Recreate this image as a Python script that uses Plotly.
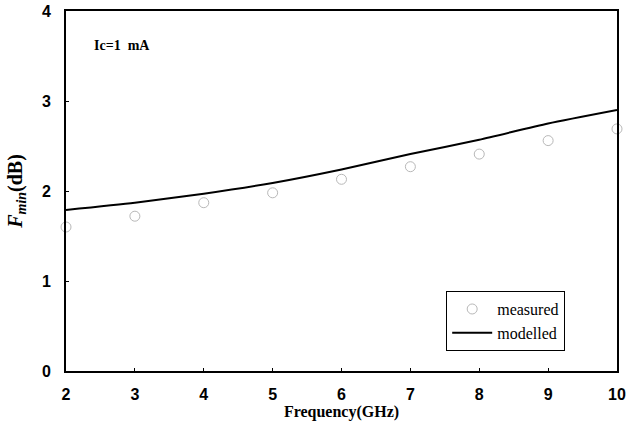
import plotly.graph_objects as go

freq = [2, 3, 4, 5, 6, 7, 8, 9, 10]
measured = [1.60, 1.72, 1.87, 1.98, 2.13, 2.27, 2.41, 2.56, 2.69]
modelled = [1.79, 1.87, 1.97, 2.09, 2.24, 2.41, 2.57, 2.75, 2.90]

fig = go.Figure()
fig.add_trace(go.Scatter(
    x=freq, y=measured, mode="markers", name="measured",
    marker=dict(symbol="circle-open", size=10, color="#b8b8b8",
                line=dict(width=1, color="#b8b8b8")),
    cliponaxis=False,
))
fig.add_trace(go.Scatter(
    x=freq, y=modelled, mode="lines", name="modelled",
    line=dict(color="black", width=2, shape="spline", smoothing=0.6),
))

fig.update_layout(
    width=627, height=431,
    margin=dict(l=66, r=10, t=11, b=60, autoexpand=False),
    plot_bgcolor="white", paper_bgcolor="white",
    showlegend=True,
    legend=dict(
        x=0.69, y=0.222, xanchor="left", yanchor="top",
        bordercolor="black", borderwidth=1, bgcolor="white",
        font=dict(family="Liberation Serif", size=16, color="black"),
        tracegroupgap=0, itemwidth=40,
    ),
    annotations=[dict(
        x=0.047, y=0.905, xref="paper", yref="paper",
        text="<b>Ic=1&nbsp;&nbsp;mA</b>", showarrow=False, xanchor="left", yanchor="middle",
        font=dict(family="Liberation Serif", size=14, color="black"),
    )],
)
fig.update_xaxes(
    range=[2, 10], tickvals=freq, ticks="inside", ticklen=3, tickcolor="black",
    ticklabelstandoff=8,
    showline=True, linecolor="black", linewidth=2, mirror=True, showgrid=False,
    zeroline=False,
    tickfont=dict(family="Liberation Sans", size=16, color="black", weight="bold"),
    title=dict(text="<b>Frequency(GHz)</b>", standoff=4,
               font=dict(family="Liberation Serif", size=16, color="black")),
)
fig.update_yaxes(
    range=[0, 4], tickvals=[0, 1, 2, 3, 4], ticks="inside", ticklen=3, tickcolor="black",
    ticklabelstandoff=10,
    showline=True, linecolor="black", linewidth=2, mirror=True, showgrid=False,
    zeroline=False,
    tickfont=dict(family="Liberation Sans", size=16, color="black", weight="bold"),
    title=dict(text="<b><i>F</i><sub><i>min</i></sub>(dB)</b>", standoff=14,
               font=dict(family="Liberation Serif", size=20, color="black")),
)

fig.write_html("out.html", config={"displayModeBar": False},
               post_script="document.body.style.margin='0';")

= = = =

Repeat the listing above exactly from its first line to the line containing "2.57, 2.75, 2.90]", both included, and omit the pictures.

Exercise result >>
Recreate this image as a Python script that uses Plotly.
import plotly.graph_objects as go

freq = [2, 3, 4, 5, 6, 7, 8, 9, 10]
measured = [1.60, 1.72, 1.87, 1.98, 2.13, 2.27, 2.41, 2.56, 2.69]
modelled = [1.79, 1.87, 1.97, 2.09, 2.24, 2.41, 2.57, 2.75, 2.90]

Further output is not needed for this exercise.